> **What the task asks**
In the listing below, locate the line containing "Clone this chart in matplotlib." and the line containing "years = [str(y) for y in range(1997, 2017)]". Output both of them and every line between, exactly as written, and nothing more.

> **Source material**
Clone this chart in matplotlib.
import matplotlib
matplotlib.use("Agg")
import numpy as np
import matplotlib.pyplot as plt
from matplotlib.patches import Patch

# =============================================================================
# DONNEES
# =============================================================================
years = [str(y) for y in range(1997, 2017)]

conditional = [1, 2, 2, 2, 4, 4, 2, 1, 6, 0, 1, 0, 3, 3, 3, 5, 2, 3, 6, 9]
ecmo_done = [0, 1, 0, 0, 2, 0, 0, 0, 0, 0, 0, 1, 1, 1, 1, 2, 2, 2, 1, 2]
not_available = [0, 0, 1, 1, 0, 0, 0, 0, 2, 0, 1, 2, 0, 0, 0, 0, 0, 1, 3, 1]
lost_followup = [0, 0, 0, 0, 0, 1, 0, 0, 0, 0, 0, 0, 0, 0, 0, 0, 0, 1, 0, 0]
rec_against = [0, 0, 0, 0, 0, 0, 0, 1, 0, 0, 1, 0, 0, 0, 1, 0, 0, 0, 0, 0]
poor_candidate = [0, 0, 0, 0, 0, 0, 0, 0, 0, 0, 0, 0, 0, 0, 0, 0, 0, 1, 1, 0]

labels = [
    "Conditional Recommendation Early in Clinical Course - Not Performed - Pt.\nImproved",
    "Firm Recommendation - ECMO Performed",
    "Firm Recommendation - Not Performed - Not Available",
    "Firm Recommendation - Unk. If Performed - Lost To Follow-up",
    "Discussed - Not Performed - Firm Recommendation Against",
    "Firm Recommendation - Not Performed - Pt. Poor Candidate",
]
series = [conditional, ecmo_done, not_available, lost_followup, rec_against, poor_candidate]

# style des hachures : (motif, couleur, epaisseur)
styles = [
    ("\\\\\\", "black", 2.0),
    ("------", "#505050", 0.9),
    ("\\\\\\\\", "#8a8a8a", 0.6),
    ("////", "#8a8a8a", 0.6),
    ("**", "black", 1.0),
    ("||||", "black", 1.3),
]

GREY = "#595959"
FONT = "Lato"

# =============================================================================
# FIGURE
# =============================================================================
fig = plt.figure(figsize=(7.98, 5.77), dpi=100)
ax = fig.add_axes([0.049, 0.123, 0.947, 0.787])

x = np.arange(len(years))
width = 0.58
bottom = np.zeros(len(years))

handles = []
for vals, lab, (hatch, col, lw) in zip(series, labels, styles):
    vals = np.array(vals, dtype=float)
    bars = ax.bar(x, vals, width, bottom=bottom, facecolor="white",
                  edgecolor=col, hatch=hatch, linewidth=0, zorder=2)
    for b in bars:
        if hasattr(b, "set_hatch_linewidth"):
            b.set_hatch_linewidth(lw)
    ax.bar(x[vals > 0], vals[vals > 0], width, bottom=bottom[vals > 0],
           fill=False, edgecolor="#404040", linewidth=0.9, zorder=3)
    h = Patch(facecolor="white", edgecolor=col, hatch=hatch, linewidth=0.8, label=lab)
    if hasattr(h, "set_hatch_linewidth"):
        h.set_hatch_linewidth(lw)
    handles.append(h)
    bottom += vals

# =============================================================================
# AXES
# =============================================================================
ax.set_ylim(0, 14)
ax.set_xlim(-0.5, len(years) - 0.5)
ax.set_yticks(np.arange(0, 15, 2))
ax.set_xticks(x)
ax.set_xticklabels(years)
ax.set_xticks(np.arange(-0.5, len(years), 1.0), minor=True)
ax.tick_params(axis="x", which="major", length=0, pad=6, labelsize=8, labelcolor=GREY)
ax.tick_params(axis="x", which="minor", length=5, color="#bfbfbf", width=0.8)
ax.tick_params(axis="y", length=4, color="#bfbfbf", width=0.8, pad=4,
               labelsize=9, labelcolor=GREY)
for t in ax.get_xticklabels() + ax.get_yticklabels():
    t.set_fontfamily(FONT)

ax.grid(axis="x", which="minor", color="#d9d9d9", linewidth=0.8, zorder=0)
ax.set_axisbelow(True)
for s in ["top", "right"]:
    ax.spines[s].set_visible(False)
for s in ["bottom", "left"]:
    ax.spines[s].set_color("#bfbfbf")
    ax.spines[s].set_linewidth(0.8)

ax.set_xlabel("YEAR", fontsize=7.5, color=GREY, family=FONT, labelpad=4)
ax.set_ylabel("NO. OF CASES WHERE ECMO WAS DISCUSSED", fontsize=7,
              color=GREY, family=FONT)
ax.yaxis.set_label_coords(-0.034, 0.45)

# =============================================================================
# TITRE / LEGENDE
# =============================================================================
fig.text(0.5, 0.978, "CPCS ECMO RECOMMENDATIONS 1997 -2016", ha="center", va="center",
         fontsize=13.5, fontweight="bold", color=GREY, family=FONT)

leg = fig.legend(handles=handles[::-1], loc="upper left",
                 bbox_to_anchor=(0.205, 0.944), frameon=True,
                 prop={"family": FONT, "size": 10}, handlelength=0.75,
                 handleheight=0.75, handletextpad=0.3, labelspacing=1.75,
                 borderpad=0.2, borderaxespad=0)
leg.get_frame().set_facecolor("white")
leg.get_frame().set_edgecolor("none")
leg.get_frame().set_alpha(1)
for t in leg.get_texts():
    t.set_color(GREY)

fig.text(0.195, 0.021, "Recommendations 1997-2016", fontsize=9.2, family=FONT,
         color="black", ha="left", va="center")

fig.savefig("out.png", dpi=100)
* * *
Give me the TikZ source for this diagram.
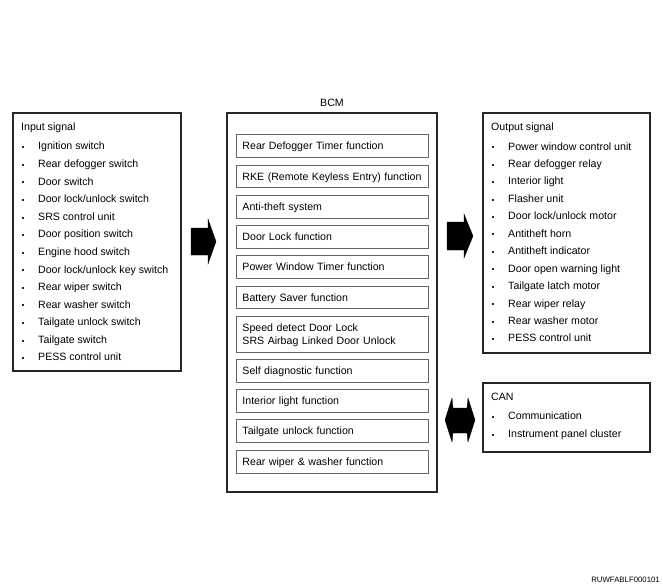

> **Output of the task**
Clone this chart in matplotlib.
import matplotlib
matplotlib.use("Agg")
import numpy as np
import matplotlib.pyplot as plt
from matplotlib.patches import Patch

# =============================================================================
# DONNEES
# =============================================================================
years = [str(y) for y in range(1997, 2017)]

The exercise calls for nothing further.